The Tesco 'superstore' near my dil in Reigate has a lot of fresh local produce, meat, fruit and veg as well as local cheeses. Giants like Tesco are very quick to catch on to new trends. Incidentally, I haven't noticed that Spaniards have an aversion to supermarkets.

And yes, I dare say you're right. Those workers, the drivers, cashiers, packers and so on who are made redundant may well get jobs elsewhere. That's what George Osborne said about the public sector workers who lost their jobs because of the cuts. Of course, there may not be a Lidl or Waitrose offering jobs in their area....but they can go on the dole, of course..


----------



## Alcalaina (Aug 6, 2010)

mrypg9 said:


> Actually, people with busy lives, real busy lives, *do* like the convenience of a one-stop shop, especially working mothers or people with things that occupy their after-work lives, or as seems the case nowadays, people with more than one job.
> I think you are making assumptions about other people's tastes and habits. How do you know 'nobody notices' the allegedly poor quality of what they buy? And if they enjoy it, so what?
> Whether the quality of meat or bread from small shops is better than from a supermarket depends very much on the quality of the small shop. Not all independent retailers are superior. We buy our bread from our local baker and I defy anyone to discern the difference between a barra from that shop or a freshly baked warm barra from Mercadona.
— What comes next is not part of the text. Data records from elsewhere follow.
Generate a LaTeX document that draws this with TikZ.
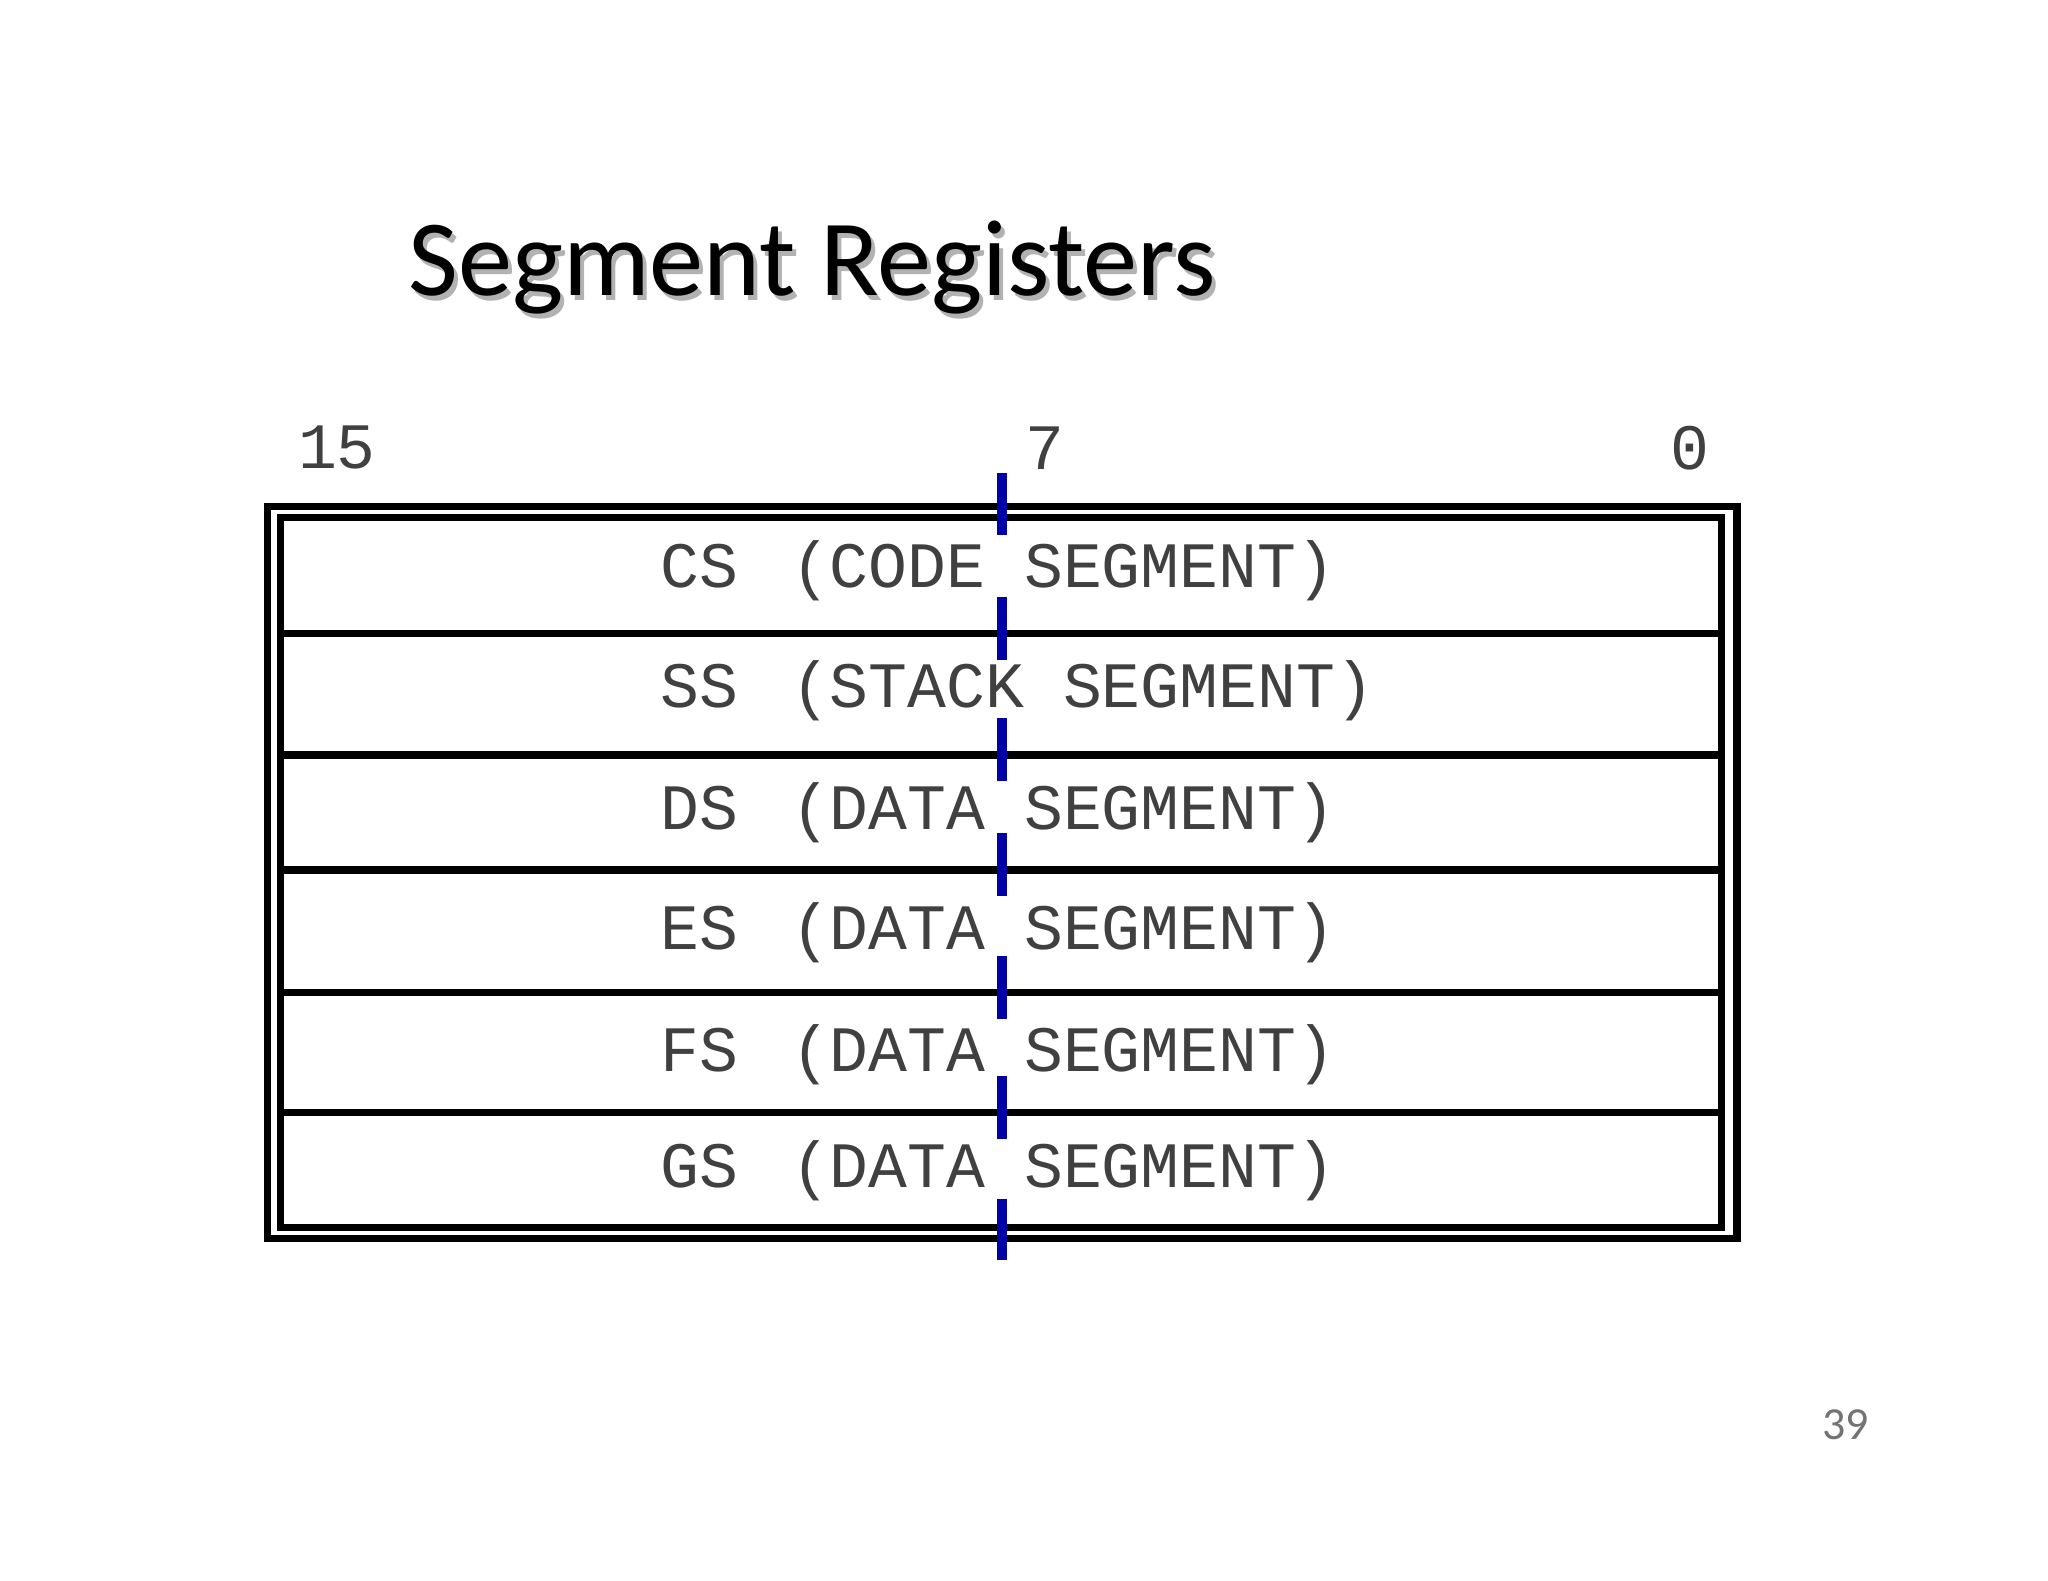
\documentclass[tikz,border=0pt]{standalone}
\usepackage{fontspec}
\setmainfont{Carlito}
\newfontfamily\monof{Liberation Mono}
\begin{document}
\begin{tikzpicture}[x=0.01cm,y=-0.01cm,
  mono/.style={font=\monof\fontsize{14.1pt}{16pt}\selectfont,text=black!75,inner sep=0pt},
  rowtxt/.style={mono,anchor=base west},
  rule/.style={line width=1.6pt,black},
  tick/.style={line width=2.2pt,blue!65!black}]
\useasboundingbox (0,0) rectangle (1568,1210);
\node[text=black!30,font=\fontsize{23.6pt}{28pt}\selectfont,anchor=west,inner sep=0pt] at (315,209) {Segment Registers};
\node (title)[text=black,font=\fontsize{23.6pt}{28pt}\selectfont,anchor=west,inner sep=0pt] at (312,205) {Segment Registers};
\node (b15)[mono] at (258,343) {15};
\node (b7)[mono] at (800,343) {7};
\node (b0)[mono] at (1294,343) {0};
\draw[rule] (205,388) rectangle (1330,948);
\draw[rule] (215,396) rectangle (1318,940);
\foreach \y in {485,578,666,760,852} \draw[rule] (215,\y) -- (1318,\y);
\foreach \y/\a/\t in {436/CS/{(CODE SEGMENT)},528/SS/{(STACK SEGMENT)},621/DS/{(DATA SEGMENT)},713/ES/{(DATA SEGMENT)},806/FS/{(DATA SEGMENT)},895/GS/{(DATA SEGMENT)}}
  {\node[rowtxt] at (505,\y+14) {\a};
   \node[rowtxt] at (605,\y+14) {\t};}
\draw[tick] (767,362) -- (767,410);
\foreach \y in {485,578,666,760,852} \draw[tick] (767,\y-28) -- (767,\y+20);
\draw[tick] (767,918) -- (767,965);
\node (pg)[text=black!55,font=\fontsize{10pt}{12pt}\selectfont] at (1413,1091) {39};
\end{tikzpicture}
\end{document}
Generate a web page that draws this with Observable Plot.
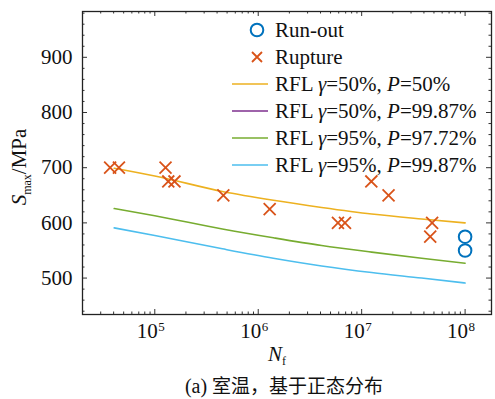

We once bought some patisserie from the local cake shop which when unwrapped turned out to be stale and inedible.
> 
> ...


I was only attempting to explain why I _personally_ feel the way I do about Tesco - I never suggested they don't have a role to play or that other people shouldn't shop there. But there is no doubt that they forced the closure of thousands of small retailers. Having a choice between 95 different types of toothpaste or googleberries flown in daily from Fiji is no substitute for losing your corner shop.

Incidentally I doubt Tesco will be closing any stores that _don't_ have a Lidl or Aldi nearby.


----------